An Oak Tree

A News From Nowhere production. At the Scotiabank Dance Centre on January 27 as part of the PuSh International Performing Arts Festival. No remaining performances

In an oak tree, playwright and actor Tim Crouch devours his own intentions—or some of them, anyway.

In a fantastically original conceit, Crouch performs this two-person show with a different professional actor every night. That other actor has never seen the script before she or he steps on-stage. Crouch cues his fellow performers by whispering or by speaking to them through earphones. Sometimes he hands them bits of text to read.

Crouch plays a hypnotist who has accidentally killed a girl with his car.

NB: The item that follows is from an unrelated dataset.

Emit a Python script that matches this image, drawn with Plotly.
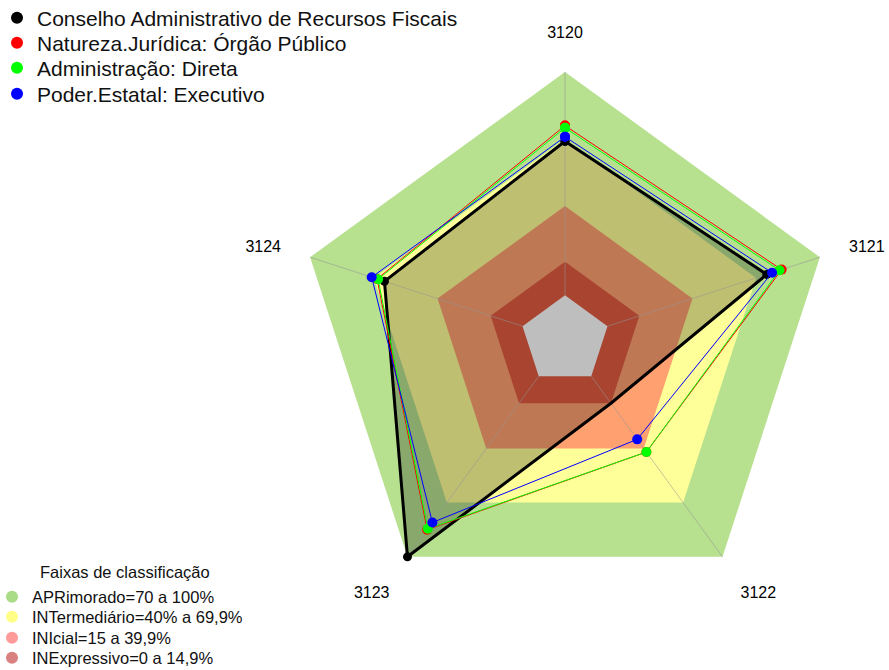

The other actor plays the child’s father, who volunteers as a subject during the hypnotist’s performance. The father is in psychological trouble: he has come to believe that his daughter has transformed into an oak tree.

The show is about the beauties and dangers of the transformative power of the imagination. In that sense, it’s about the collusion of audiences and artists in the theatre. More specifically, it’s also about the joy of acting, the thrill of spontaneous invention. Crouch created this show partly in reaction to actors who arrive on-stage with rigidly predetermined ideas of where their performances will go.

Ironically, that’s exactly the trap Crouch fell into the evening I saw an oak tree. His acting partner, Jonathon Young, was fearless and fresh. When his hypnotized character was told he was a brilliant piano player, Young tickled the imaginary ivories with both hands and both feet—on several keyboards. The grief, when it came, was spontaneous and moving.

Young’s authenticity made it clear that Crouch was pursuing a predetermined and sentimental agenda. Put simply, he overacted and ignored what Young was offering him. Since the whole thing is built on the idea of responsiveness, that was disappointing.

There was plenty of intelligence, playfulness, and theatrical tension in this evening. I just wish that Crouch had been as playful as his costar was.